# Are vindicators competitive?



## norest4thewicked (Jun 3, 2009)

Im using about 3 of them, if that good or should i get two and some oblits?
Will it be effective?


----------



## drummerholt1234 (May 27, 2009)

2 Vindicators and Oblitorators is the way to go so that you have anti-tank (long ranged and more dependable than a scatter dice).


----------



## inigo montoya (Feb 1, 2009)

drummerholt1234 said:


> 2 Vindicators and Oblitorators is the way to go so that you have anti-tank (long ranged and more dependable than a scatter dice).


qft

vindicator w/dp
vindicator w/dp
3 oblits


----------



## drummerholt1234 (May 27, 2009)

qft? what does that stand for? lol I've never heard of it.

Yeah that is how I would take them lol with the DP...


----------



## norest4thewicked (Jun 3, 2009)

ok well i have a 3rd vindicator , wut should i do with it?


----------



## drummerholt1234 (May 27, 2009)

Save it for if you ever play Planet Strike or Apoc. If it is not built then make another rhino based vehicle. 

Alternatively you could give it to me  lol


----------



## norest4thewicked (Jun 3, 2009)

**

Well i might not have that problem, i have a local hobbystore where i buy stuff if ebay is not as cheap. www.riders.com i pre ordered a vindicator but havent picked it up yet, could i not buy it and give them like 5$ for a deposit because i dont wanna waste monah :no:


----------



## Eleven (Nov 6, 2008)

vindicators are competitive, but they will be infinitely more powerful if they go in with lash princes. lashing groups into blobs and then vindi bombing them is key.

I'd rather you had oblits instead of 3 vindis. 2 will do the trick, but in a direct answer to your question, yes vindis are competitive.


----------



## Primarch Lorgar (Jul 11, 2009)

if you really want the third vindicator you could buff your armt up 500 pts and add in some oblits!!


----------



## Orochi (Jan 28, 2009)

My Night lords use 3 Vindicators in 1500 points...


----------



## Khorothis (May 12, 2009)

Pair them up with Chosen with Meltaguns and DPs and you won't have any problems with hordes and tanks.


----------



## Primarch Lorgar (Jul 11, 2009)

If you have a chaos lord give it a combi melta , I played yesterday and my lord shot one at the front armor of a vindicator, then, the vindicator was no more!:so_happy:


----------



## Katie Drake (Nov 28, 2007)

Vindicators are effective when taken in pairs.

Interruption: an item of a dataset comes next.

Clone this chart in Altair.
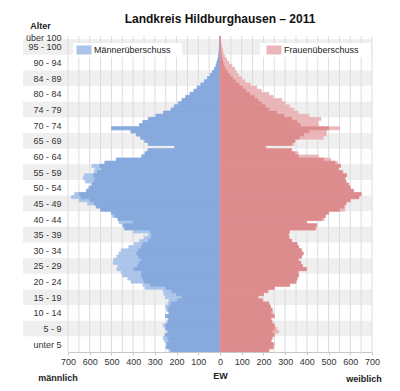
import json
import altair as alt
import pandas as pd

# ---------------- data ----------------
ages = list(range(101))  # 0 ... 100 (100 = "über 100")

male = [
    235, 250, 245, 255, 262,      # 0-4
    255, 240, 250, 262, 245,      # 5-9
    240, 250, 235, 245, 250,      # 10-14
    240, 235, 250, 258, 262,      # 15-19
    345, 355, 410, 425, 450,      # 20-24
    455, 475, 470, 492, 490,      # 25-29
    475, 465, 455, 420, 395,      # 30-34
    370, 350, 330, 400, 440,      # 35-39
    450, 465, 470, 495, 500,      # 40-44
    550, 570, 610, 650, 685,      # 45-49
    670, 615, 605, 590, 620,      # 50-54
    630, 625, 580, 575, 590,      # 55-59
    530, 477, 360, 345, 335,      # 60-64
    208, 330, 350, 365, 385,      # 65-69
    410, 500, 370, 355, 330,      # 70-74
    295, 260, 225, 210, 192,      # 75-79
    175, 158, 138, 120, 105,      # 80-84
    88, 72, 58, 45, 35,           # 85-89
    25, 18, 14, 10, 7,            # 90-94
    5, 4, 3, 2, 1,                # 95-99
    1,                            # 100+
]

female = [
    225, 245, 250, 235, 240,      # 0-4
    250, 270, 262, 250, 240,      # 5-9
    235, 250, 245, 240, 232,      # 10-14
    225, 195, 175, 200, 221,      # 15-19
    250, 321, 350, 355, 362,      # 20-24
    360, 398, 380, 372, 360,      # 25-29
    375, 383, 375, 362, 355,      # 30-34
    330, 318, 315, 320, 440,      # 35-39
    445, 398, 480, 485, 500,      # 40-44
    575, 575, 580, 600, 640,      # 45-49
    650, 615, 600, 595, 580,      # 50-54
    575, 583, 565, 545, 555,      # 55-59
    540, 510, 455, 360, 330,      # 60-64
    214, 340, 345, 475, 490,      # 65-69
    490, 552, 455, 452, 465,      # 70-74
    410, 360, 340, 320, 300,      # 75-79
    285, 245, 225, 190, 170,      # 80-84
    140, 115, 100, 85, 75,        # 85-89
    68, 55, 40, 30, 22,           # 90-94
    15, 12, 8, 6, 4,              # 95-99
    3,                            # 100+
]

group_labels = [
    "unter 5", "5 - 9", "10 - 14", "15 - 19", "20 - 24", "25 - 29",
    "30 - 34", "35 - 39", "40 - 44", "45 - 49", "50 - 54", "55 - 59",
    "60 - 64", "65 - 69", "70 - 74", "74 - 79", "80 - 84", "84 - 89",
    "90 - 94", "95 - 100", "über 100",
]
label_positions = [2.5, 7.5, 12.5, 17.5, 22.5, 27.5, 32.5, 37.5, 42.5, 47.5,
                   52.5, 57.5, 62.5, 67.5, 72.5, 77.5, 82.5, 87.5, 92.5, 97.5,
                   100.5]
tick_values = [-700, -600, -500, -400, -300, -200, -100, 0,
               100, 200, 300, 400, 500, 600, 700]
grid_values = [-700, -650, -600, -550, -500, -450, -400, -350, -300, -250,
               -200, -150, -100, -50, 50, 100, 150, 200, 250, 300, 350,
               400, 450, 500, 550, 600, 650, 700]
legend_names = ["Männerüberschuss", "Frauenüberschuss"]

# ---------------- styling ----------------
W, H = 304, 316
DARK_BLUE = "#86a9de"
LIGHT_BLUE = "#abc5ea"
DARK_RED = "#dd8c8d"
LIGHT_RED = "#ebb6b9"
BAND = "#efefef"
GRID = "#dcdcdc"
FONT = "Liberation Sans"

df = pd.DataFrame({"age": ages, "male": male, "female": female})
bands_df = pd.DataFrame({"g": list(range(len(group_labels)))})
grid_df = pd.DataFrame({"v": grid_values})

xscale = alt.Scale(domain=[-700, 700], nice=False, zero=False)
yscale = alt.Scale(domain=[0, 101], nice=False, zero=False)

xaxis = alt.Axis(values=tick_values, labelExpr="abs(datum.value)", title="EW",
                 grid=False, domainColor="#c8c8c8", tickColor="#c8c8c8",
                 tickSize=3, labelFontSize=9, labelColor="#333333",
                 labelOverlap=False, labelFlush=False,
                 titleFontSize=9, titleFontWeight="bold", titleColor="#222222",
                 titlePadding=5, labelPadding=2, zindex=1)
yaxis = alt.Axis(values=label_positions,
                 labelExpr=json.dumps(group_labels, ensure_ascii=False) + "[floor(datum.value/5)]",
                 ticks=False, domain=False, grid=False, labelFontSize=9,
                 labelColor="#333333", labelPadding=7, labelOverlap=False,
                 labelFlush=False, title="Alter",
                 titleAngle=0, titleX=-28, titleY=-8, titleAlign="center",
                 titleBaseline="alphabetic", titleFontSize=9,
                 titleFontWeight="bold", titleColor="#222222", zindex=1)

color_scale = alt.Scale(domain=legend_names, range=[LIGHT_BLUE, LIGHT_RED])
legend = alt.Legend(orient="none", legendX=11, legendY=9, direction="horizontal",
                    columns=2, columnPadding=95, title=None,
                    symbolType="M-1.5,-0.9L1.5,-0.9L1.5,0.9L-1.5,0.9Z",
                    symbolSize=100, symbolStrokeWidth=0, symbolOpacity=1,
                    labelFontSize=9, labelColor="#222222", labelOffset=5,
                    padding=0)

base = alt.Chart(df).transform_calculate(
    lo="datum.age",
    hi="datum.age + 1",
    mn="min(datum.male, datum.female)",
    negm="-datum.male",
    negmn="-min(datum.male, datum.female)",
    zero="0",
)

yenc = alt.Y("lo:Q", scale=yscale, axis=yaxis)

bands = alt.Chart(bands_df).transform_filter("datum.g % 2 == 1").transform_calculate(
    lo="datum.g * 5", hi="min(datum.g * 5 + 5, 101)"
).mark_rect(color=BAND).encode(
    x=alt.value(-45), x2=alt.value(W), y=yenc, y2="hi:Q"
)

grid = alt.Chart(grid_df).mark_rule(color=GRID, strokeWidth=1).encode(
    x=alt.X("v:Q", scale=xscale, axis=xaxis), y=alt.value(0), y2=alt.value(H)
)

box_left = alt.Chart(pd.DataFrame({"k": [0]})).mark_rect(color="white").encode(
    x=alt.value(5), x2=alt.value(114), y=alt.value(7), y2=alt.value(21)
)
box_right = alt.Chart(pd.DataFrame({"k": [0]})).mark_rect(color="white").encode(
    x=alt.value(192), x2=alt.value(303), y=alt.value(7), y2=alt.value(21)
)

SW = 0.6
male_all = base.transform_calculate(typ="'Männerüberschuss'").mark_bar(strokeWidth=SW).encode(
    x=alt.X("negm:Q", scale=xscale, axis=xaxis), x2="zero:Q", y=yenc, y2="hi:Q",
    color=alt.Color("typ:N", scale=color_scale, legend=legend),
    stroke=alt.Stroke("typ:N", scale=color_scale, legend=None),
)
male_common = base.mark_bar(color=DARK_BLUE, stroke=DARK_BLUE, strokeWidth=SW).encode(
    x=alt.X("negmn:Q", scale=xscale, axis=xaxis), x2="zero:Q", y=yenc, y2="hi:Q"
)
female_all = base.transform_calculate(typ="'Frauenüberschuss'").mark_bar(strokeWidth=SW).encode(
    x=alt.X("female:Q", scale=xscale, axis=xaxis), x2="zero:Q", y=yenc, y2="hi:Q",
    color=alt.Color("typ:N", scale=color_scale, legend=legend),
    stroke=alt.Stroke("typ:N", scale=color_scale, legend=None),
)
female_common = base.mark_bar(color=DARK_RED, stroke=DARK_RED, strokeWidth=SW).encode(
    x=alt.X("mn:Q", scale=xscale, axis=xaxis), x2="zero:Q", y=yenc, y2="hi:Q"
)

txt_m = alt.Chart(pd.DataFrame({"t": ["männlich"]})).mark_text(
    fontWeight="bold", fontSize=9, align="center", baseline="alphabetic", color="#222222"
).encode(text="t:N", x=alt.value(-10), y=alt.value(345))
txt_w = alt.Chart(pd.DataFrame({"t": ["weiblich"]})).mark_text(
    fontWeight="bold", fontSize=9, align="center", baseline="alphabetic", color="#222222"
).encode(text="t:N", x=alt.value(296), y=alt.value(346))

chart = alt.layer(
    bands, grid, box_left, box_right,
    male_all, male_common, female_all, female_common,
    txt_m, txt_w,
).properties(
    width=W, height=H,
    title=alt.TitleParams("Landkreis Hildburghausen – 2011", fontSize=12,
                          fontWeight="bold", anchor="middle", frame="group",
                          offset=0, dy=5, color="#111111"),
    autosize=alt.AutoSizeParams(type="none"),
    padding={"left": 60, "top": 28, "right": 20, "bottom": 32},
).configure(font=FONT).configure_view(stroke=None)

chart.save("out.html", embed_options={"renderer": "svg", "actions": False})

Generally a lone Vindicator won't get much chance to make an impact as the enemy knows how deadly they are, but with two or three you force them to spread their anti-tank firepower out between the vehicles, increasing your chances of landing one or more devastating shots per turn.


----------



## Trevor Drake (Oct 25, 2008)

Katie Drake said:


> Vindicators are effective when taken in pairs. Generally a lone Vindicator won't get much chance to make an impact as the enemy knows how deadly they are, but with two or three you force them to spread their anti-tank firepower out between the vehicles, increasing your chances of landing one or more devastating shots per turn.


QFT (quoted for truth)

Katie is spot on here, presenting more targets is key. Especially with a fully mechanized army, your opponent wont know what to hit.


----------